▸ **Objective**: Transcribe the records below from the first line to the line that includes "(-1.175,-1.025) rectangle (11.025,11.325);", inclusive, and omit the pictures.
* * *
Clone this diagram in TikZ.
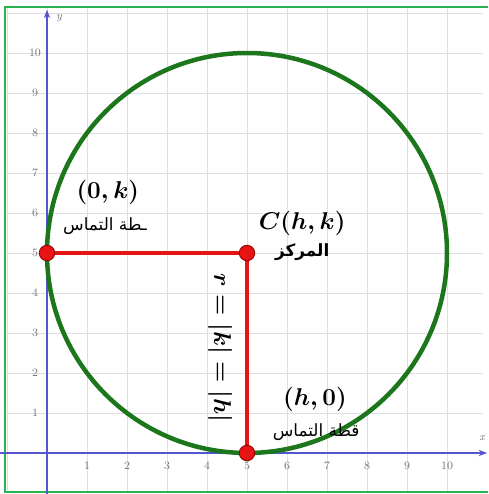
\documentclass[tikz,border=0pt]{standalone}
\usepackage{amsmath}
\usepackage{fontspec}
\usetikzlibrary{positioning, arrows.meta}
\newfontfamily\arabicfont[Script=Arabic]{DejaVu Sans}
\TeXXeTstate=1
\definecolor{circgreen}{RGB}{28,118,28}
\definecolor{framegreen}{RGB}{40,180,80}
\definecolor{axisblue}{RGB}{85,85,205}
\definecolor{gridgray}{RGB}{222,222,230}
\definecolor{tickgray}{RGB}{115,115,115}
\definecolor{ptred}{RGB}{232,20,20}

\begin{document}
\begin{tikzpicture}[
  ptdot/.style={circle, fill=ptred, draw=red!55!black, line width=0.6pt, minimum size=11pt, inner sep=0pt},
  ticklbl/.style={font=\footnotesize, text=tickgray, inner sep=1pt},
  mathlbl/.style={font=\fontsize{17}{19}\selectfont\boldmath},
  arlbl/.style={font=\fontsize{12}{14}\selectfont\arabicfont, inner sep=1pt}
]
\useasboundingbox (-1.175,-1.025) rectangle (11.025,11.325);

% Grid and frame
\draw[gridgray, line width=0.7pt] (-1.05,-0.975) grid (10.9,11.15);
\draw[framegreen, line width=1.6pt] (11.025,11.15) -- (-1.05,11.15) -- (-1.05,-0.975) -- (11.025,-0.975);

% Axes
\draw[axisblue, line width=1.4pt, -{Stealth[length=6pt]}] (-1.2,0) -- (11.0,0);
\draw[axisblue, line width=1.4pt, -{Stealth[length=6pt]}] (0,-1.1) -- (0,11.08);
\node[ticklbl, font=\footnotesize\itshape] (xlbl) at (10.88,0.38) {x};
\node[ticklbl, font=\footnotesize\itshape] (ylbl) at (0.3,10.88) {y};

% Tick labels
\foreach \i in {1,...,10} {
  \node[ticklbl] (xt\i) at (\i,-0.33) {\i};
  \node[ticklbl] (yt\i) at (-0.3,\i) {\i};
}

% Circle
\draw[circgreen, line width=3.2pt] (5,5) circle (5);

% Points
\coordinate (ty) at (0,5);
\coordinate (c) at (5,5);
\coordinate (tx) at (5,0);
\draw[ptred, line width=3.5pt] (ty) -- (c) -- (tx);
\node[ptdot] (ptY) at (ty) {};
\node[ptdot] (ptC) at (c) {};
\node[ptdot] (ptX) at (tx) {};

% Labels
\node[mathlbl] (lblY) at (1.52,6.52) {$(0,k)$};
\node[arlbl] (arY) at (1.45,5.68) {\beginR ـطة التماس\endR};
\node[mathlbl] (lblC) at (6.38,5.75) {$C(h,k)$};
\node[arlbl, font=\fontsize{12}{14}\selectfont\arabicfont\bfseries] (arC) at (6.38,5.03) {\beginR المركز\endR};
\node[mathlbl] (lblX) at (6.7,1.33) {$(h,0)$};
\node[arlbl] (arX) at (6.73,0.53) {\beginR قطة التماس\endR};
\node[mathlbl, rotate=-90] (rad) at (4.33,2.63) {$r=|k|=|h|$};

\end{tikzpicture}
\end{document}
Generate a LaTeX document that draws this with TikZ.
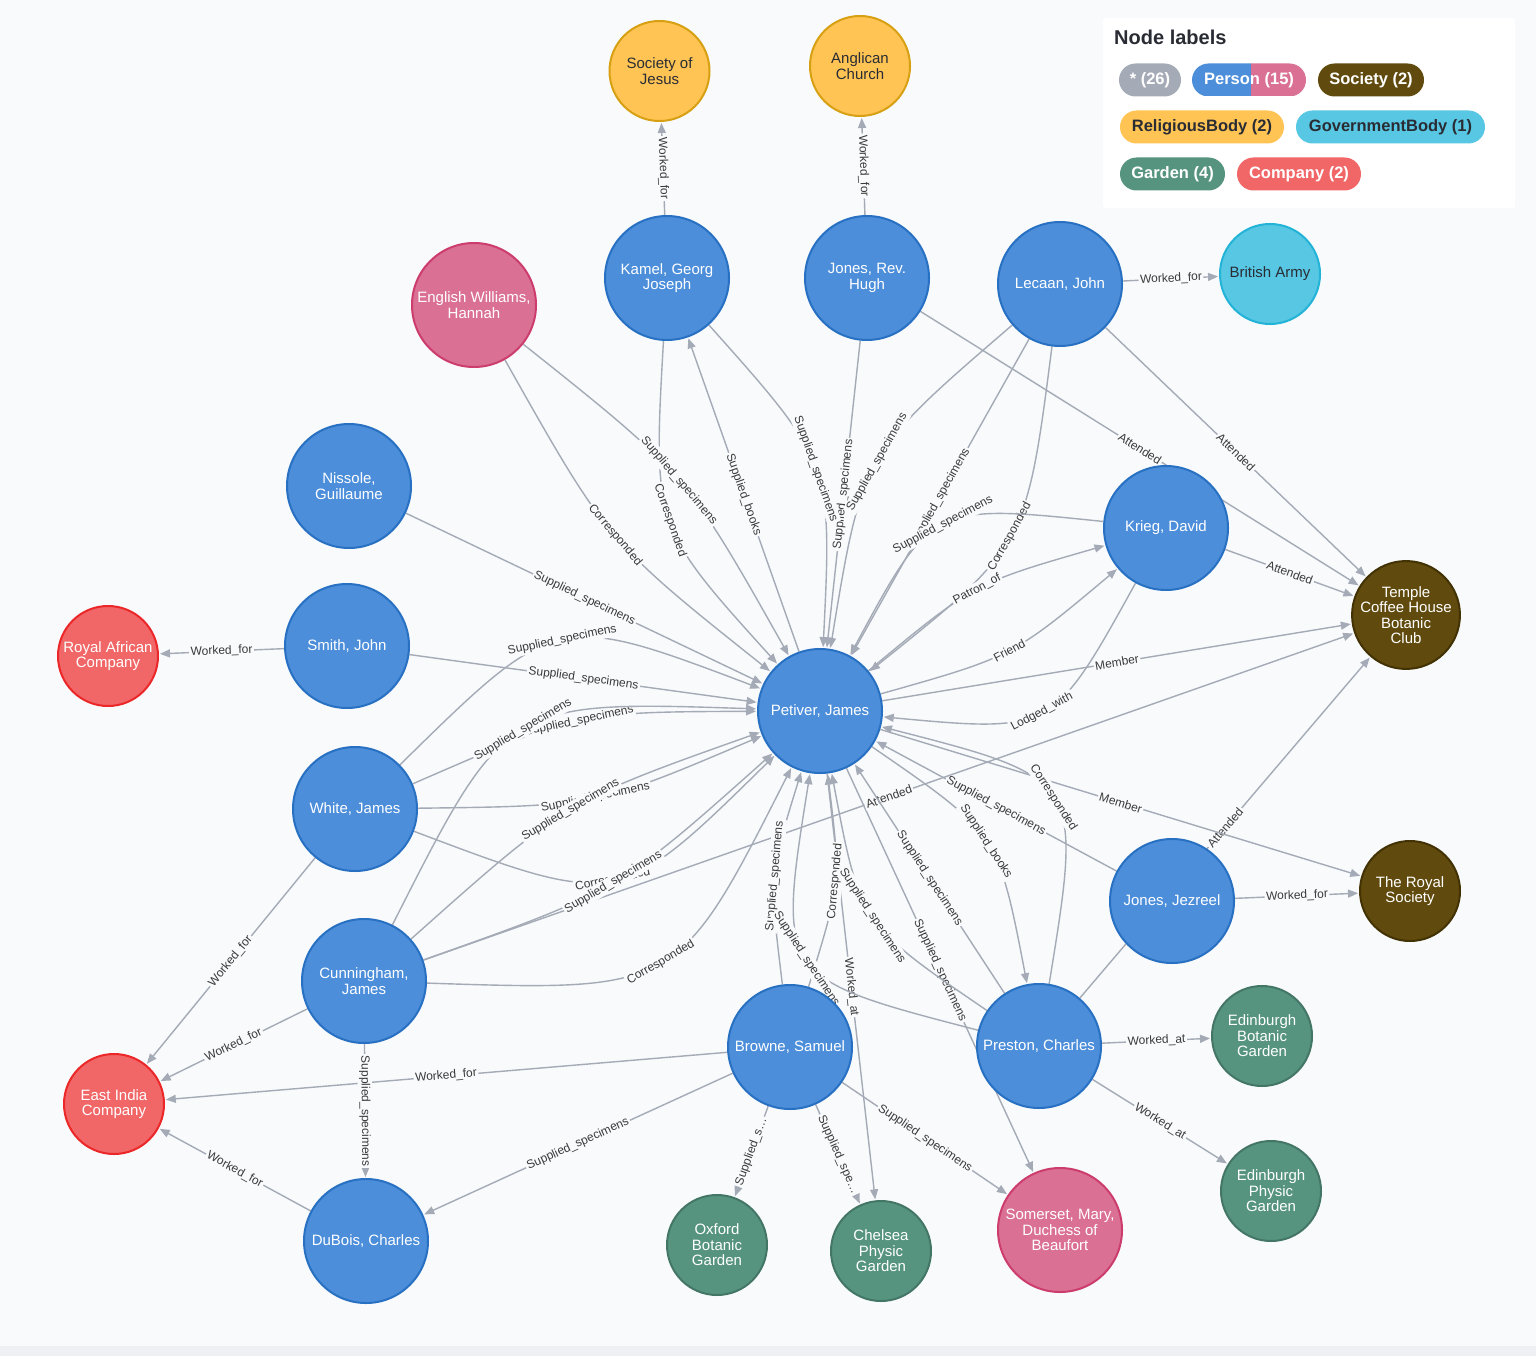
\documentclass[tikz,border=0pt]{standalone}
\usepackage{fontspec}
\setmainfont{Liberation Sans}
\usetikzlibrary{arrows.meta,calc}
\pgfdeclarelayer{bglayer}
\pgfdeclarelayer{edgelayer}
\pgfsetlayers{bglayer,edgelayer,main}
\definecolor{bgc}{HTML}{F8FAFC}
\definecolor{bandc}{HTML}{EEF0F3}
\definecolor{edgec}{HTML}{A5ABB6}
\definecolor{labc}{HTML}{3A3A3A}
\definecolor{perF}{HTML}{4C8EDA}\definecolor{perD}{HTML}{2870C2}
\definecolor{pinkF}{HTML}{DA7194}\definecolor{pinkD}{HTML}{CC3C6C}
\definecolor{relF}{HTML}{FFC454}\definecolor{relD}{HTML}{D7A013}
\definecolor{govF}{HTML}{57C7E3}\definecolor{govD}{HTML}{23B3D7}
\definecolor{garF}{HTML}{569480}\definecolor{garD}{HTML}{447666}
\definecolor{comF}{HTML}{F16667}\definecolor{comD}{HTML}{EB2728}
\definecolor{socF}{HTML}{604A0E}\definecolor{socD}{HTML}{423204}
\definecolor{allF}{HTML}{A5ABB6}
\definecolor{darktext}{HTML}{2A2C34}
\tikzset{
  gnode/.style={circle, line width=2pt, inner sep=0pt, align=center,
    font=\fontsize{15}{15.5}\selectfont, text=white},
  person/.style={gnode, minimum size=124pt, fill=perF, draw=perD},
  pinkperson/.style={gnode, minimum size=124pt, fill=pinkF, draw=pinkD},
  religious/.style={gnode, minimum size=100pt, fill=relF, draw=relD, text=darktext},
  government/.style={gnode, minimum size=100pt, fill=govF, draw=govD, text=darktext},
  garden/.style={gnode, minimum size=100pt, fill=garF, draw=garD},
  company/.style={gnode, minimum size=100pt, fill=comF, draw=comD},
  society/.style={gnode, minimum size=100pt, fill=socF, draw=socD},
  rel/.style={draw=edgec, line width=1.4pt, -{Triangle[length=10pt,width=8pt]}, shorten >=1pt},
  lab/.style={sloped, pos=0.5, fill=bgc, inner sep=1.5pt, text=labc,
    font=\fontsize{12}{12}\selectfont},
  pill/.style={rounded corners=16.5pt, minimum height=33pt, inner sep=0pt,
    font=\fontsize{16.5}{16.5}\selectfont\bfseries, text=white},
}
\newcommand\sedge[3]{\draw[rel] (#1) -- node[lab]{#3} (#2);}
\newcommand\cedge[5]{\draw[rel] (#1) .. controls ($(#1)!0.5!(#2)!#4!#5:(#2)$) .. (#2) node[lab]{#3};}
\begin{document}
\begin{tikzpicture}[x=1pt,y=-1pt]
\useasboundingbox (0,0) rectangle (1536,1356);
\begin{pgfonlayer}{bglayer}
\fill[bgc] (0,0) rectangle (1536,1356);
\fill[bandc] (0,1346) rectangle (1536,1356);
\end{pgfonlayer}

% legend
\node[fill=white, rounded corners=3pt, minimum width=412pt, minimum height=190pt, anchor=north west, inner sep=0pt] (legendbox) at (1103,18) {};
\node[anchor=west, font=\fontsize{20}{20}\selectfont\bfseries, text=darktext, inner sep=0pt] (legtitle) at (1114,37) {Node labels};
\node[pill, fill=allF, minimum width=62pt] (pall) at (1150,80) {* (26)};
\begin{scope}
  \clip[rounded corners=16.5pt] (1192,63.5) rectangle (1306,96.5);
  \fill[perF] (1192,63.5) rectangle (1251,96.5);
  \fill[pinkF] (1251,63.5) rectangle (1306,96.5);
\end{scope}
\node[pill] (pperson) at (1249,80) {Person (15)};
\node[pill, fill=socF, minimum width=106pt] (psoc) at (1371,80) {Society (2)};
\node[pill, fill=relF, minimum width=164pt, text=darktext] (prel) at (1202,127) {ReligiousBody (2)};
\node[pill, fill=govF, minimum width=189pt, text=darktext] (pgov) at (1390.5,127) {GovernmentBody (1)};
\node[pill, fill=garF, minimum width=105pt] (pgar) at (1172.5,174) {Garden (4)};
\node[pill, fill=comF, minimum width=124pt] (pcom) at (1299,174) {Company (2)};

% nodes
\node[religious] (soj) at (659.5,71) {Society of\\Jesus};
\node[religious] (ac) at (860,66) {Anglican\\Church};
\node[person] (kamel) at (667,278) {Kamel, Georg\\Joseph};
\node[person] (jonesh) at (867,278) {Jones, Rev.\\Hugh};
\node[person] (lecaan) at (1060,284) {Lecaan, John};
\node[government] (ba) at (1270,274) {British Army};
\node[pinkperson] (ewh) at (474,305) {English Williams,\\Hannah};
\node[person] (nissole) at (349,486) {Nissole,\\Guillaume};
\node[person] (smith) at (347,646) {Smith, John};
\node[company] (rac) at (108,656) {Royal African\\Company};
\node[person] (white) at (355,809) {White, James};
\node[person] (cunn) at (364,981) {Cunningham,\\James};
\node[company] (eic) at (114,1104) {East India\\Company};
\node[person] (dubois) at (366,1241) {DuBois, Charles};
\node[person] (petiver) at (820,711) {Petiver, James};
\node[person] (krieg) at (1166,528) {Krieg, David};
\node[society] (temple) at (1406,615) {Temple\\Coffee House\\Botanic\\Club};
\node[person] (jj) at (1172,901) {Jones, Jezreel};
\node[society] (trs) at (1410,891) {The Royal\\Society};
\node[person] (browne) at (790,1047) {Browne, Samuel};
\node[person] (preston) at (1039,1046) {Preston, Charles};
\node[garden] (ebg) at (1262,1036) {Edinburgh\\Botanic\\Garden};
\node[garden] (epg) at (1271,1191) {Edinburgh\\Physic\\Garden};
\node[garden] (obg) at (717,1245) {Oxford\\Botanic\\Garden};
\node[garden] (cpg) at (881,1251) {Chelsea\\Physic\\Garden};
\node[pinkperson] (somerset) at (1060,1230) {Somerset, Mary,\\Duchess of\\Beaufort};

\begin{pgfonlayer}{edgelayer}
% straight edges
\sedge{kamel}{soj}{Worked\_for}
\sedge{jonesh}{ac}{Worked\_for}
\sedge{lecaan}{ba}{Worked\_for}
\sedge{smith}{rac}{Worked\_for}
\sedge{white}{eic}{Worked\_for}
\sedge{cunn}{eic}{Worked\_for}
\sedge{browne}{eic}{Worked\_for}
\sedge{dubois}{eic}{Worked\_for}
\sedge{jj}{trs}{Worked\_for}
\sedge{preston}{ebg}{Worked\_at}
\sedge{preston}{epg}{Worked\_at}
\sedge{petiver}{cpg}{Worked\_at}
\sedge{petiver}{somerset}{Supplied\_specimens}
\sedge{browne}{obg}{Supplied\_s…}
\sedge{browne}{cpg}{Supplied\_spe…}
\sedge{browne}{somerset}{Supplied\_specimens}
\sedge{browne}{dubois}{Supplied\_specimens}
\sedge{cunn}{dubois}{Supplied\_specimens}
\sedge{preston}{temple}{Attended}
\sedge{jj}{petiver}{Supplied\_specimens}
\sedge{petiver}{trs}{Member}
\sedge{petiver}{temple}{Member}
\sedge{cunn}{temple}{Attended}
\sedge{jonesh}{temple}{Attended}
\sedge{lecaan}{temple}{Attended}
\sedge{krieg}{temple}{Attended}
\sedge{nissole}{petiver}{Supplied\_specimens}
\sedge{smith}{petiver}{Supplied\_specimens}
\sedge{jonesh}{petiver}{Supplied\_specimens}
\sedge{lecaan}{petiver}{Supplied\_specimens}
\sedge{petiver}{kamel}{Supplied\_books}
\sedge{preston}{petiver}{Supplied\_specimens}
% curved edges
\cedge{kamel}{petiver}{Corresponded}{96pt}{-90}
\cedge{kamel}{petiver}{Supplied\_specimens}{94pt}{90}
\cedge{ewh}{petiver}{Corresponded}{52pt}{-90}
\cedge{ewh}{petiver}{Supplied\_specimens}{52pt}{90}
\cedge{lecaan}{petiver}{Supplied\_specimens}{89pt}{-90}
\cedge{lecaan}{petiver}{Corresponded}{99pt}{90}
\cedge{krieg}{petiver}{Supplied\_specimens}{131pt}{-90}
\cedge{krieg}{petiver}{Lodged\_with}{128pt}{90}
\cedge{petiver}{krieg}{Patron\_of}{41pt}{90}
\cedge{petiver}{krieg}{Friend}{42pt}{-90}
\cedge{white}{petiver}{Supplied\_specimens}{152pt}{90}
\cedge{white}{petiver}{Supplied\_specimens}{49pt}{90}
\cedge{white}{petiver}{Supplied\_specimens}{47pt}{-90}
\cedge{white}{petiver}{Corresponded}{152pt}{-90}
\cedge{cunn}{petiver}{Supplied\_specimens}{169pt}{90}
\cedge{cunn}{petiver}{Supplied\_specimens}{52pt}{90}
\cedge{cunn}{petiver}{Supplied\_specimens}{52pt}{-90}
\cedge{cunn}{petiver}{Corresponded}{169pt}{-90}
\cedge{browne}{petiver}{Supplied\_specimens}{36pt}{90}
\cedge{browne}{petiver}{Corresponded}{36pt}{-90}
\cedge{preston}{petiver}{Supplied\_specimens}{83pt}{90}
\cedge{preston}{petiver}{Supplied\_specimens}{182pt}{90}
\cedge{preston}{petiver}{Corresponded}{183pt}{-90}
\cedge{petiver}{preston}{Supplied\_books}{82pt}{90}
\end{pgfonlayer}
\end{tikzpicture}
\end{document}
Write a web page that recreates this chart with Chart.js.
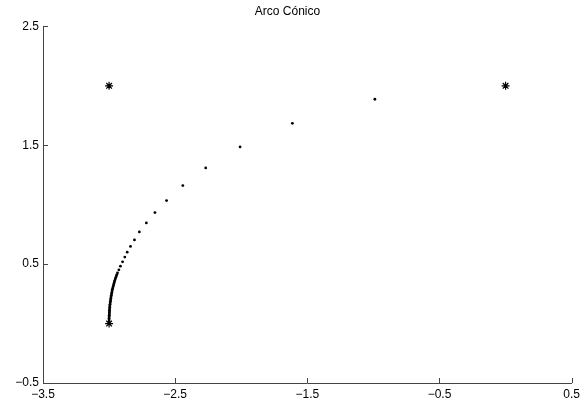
* * *
▸ **Written answer**:
Clone this diagram in TikZ.
\documentclass[tikz,border=0pt]{standalone}
\usepackage{amsmath}
\usepackage{fontspec}
\usetikzlibrary{positioning, arrows.meta}
\newfontfamily\arabicfont[Script=Arabic]{DejaVu Sans}
\TeXXeTstate=1
\definecolor{circgreen}{RGB}{28,118,28}
\definecolor{framegreen}{RGB}{40,180,80}
\definecolor{axisblue}{RGB}{85,85,205}
\definecolor{gridgray}{RGB}{222,222,230}
\definecolor{tickgray}{RGB}{115,115,115}
\definecolor{ptred}{RGB}{232,20,20}

\begin{document}
\begin{tikzpicture}[
  ptdot/.style={circle, fill=ptred, draw=red!55!black, line width=0.6pt, minimum size=11pt, inner sep=0pt},
  ticklbl/.style={font=\footnotesize, text=tickgray, inner sep=1pt},
  mathlbl/.style={font=\fontsize{17}{19}\selectfont\boldmath},
  arlbl/.style={font=\fontsize{12}{14}\selectfont\arabicfont, inner sep=1pt}
]
\useasboundingbox (-1.175,-1.025) rectangle (11.025,11.325);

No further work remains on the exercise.